Another explanation? Actresses like McAdams, Adams, and Katherine Heigl are part of a generation of actresses who built their careers on romantic comedies, and that genre has a pretty narrow window of opportunity. And unlike the class above them, they have yet to figure out how to diversify.

Tina Fey famously said that “the definition of crazy in show business is a woman who keeps talking even after no one wants to fuck her anymore,” but that age doesn’t only come with downsides. Many of the roles Siegel describes as plum parts for over-40 actresses fall outside of the rom-com. Sandra Bullock is playing both a stranded astronaut in Gravity and taking on a raunchy cop comedy with Melissa McCarthy in The Heat. Because McCarthy’s weight meant that Hollywood was never going to treat her as a conventional romantic lead (unless the project was focused on her weight, like Mike and Molly), she’s broken out by being aggressive, weird, and unrelentingly hilarious, rather than struggling to fit in the Hollywood box. Former rom-com queen Julia Roberts presumably won’t have to wear patent-leather thigh-high boots to play a pioneering doctor at the height of the AIDS crisis in The Normal Heart. If people don’t want to have sex with you anymore, the upside is that they might notice that you’re capable of other things as well.

I have hope for the generation coming up after McAdams and crew. Chloe Grace Moretz, who is 16, played a pint-sized superheroine in Kick-Ass and went toe-to-toe in a game of corporate one-upmanship with Jack Donaghy on 30 Rock. Abigail Breslin, at 17, broke out in Little Miss Sunshine not by playing a radiant moppet, but rather an awkward child with a tight bond with her eccentric grandfather. She now has the horror movie Final Girl and a role as teenage blogger in Ender’s Game on the docket. And the closest Saorsie Ronan, 19, has gotten to a romantic movie is The Host, in which an alien parasite and human consciousness vie for control of a single body. Meet cute! Even Kristen Stewart seems to have gotten the message that it’s better to be known for what your characters do than who falls for them: She just signed up to star in War on Terror drama Camp X-Ray.

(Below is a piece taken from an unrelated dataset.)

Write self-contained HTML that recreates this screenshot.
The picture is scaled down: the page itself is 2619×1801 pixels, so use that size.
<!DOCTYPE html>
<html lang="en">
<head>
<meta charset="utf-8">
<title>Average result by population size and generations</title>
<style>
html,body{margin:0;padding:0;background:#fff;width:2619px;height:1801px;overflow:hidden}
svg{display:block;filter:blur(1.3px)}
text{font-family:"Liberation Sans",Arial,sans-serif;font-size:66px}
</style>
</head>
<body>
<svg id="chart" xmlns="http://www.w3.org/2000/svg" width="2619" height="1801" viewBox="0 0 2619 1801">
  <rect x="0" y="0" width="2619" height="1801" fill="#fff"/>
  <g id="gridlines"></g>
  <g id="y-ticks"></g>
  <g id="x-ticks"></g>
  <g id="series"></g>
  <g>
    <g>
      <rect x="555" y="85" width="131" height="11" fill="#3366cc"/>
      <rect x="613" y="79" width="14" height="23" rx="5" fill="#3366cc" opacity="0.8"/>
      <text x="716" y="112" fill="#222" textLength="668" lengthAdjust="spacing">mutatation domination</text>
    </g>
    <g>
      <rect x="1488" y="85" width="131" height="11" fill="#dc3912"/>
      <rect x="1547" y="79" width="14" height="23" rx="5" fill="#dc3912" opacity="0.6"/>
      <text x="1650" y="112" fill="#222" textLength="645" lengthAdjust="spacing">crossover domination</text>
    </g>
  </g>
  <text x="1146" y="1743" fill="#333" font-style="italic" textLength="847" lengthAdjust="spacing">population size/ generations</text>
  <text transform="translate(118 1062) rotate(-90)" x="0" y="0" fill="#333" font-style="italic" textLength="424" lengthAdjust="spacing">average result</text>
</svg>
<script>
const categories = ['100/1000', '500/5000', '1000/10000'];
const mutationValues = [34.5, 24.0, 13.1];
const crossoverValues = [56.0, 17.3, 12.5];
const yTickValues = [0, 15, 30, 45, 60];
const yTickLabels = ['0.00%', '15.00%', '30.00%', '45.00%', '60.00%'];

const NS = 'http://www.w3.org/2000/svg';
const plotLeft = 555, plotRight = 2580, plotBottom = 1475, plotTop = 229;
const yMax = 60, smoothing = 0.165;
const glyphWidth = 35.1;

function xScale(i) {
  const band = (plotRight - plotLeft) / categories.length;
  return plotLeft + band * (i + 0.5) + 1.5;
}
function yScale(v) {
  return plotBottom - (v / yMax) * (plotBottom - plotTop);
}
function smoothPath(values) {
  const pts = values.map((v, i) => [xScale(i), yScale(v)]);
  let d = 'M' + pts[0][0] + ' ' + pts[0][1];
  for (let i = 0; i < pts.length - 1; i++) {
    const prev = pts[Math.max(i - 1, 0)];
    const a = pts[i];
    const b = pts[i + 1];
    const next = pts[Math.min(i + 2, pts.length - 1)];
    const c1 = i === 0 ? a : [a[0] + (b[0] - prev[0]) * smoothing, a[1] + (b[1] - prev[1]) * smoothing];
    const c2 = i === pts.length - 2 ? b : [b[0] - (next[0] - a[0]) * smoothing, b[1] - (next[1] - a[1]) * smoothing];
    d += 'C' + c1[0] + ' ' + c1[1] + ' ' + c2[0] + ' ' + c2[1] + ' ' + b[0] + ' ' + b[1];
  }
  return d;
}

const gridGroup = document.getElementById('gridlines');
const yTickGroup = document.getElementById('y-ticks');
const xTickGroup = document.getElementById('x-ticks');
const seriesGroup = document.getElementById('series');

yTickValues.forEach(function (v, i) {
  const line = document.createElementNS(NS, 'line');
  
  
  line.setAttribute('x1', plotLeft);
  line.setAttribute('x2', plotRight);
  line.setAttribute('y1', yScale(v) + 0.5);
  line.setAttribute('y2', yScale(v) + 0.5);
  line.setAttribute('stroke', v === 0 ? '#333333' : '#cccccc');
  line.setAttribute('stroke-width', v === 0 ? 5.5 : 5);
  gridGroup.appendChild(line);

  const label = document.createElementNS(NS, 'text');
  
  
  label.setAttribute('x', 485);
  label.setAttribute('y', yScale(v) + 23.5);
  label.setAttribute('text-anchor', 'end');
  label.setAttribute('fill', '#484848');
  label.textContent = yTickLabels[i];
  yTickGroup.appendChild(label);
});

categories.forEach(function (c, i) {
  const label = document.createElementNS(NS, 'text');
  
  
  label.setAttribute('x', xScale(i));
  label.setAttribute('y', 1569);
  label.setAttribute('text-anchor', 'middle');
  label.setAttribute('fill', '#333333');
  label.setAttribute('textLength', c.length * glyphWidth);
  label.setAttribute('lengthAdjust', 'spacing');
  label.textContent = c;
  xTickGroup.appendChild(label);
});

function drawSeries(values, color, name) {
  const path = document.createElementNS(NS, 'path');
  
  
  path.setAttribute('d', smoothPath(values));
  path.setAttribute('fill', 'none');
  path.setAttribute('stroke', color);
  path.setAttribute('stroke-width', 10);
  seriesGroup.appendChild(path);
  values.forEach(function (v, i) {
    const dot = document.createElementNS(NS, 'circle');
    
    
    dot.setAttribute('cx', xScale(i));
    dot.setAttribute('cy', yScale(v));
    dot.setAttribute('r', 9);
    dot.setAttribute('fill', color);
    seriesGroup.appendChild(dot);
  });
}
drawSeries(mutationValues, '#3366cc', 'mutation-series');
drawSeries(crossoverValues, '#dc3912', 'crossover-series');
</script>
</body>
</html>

Actresses currently in their 30s and unsure of what to do next should take a page from Jessica Chastain, who cemented her standing with consecutive Best Actress nominations, first for playing a ditzy but unintentionally progressive Southern housewife in The Help, and then as a tough torturer and CIA agent in Zero Dark Thirty with no personal life whatsoever. Maybe her example can help demonstrate that actresses don’t have to divide their careers into before-and-after phases based on their perceived sex appeal.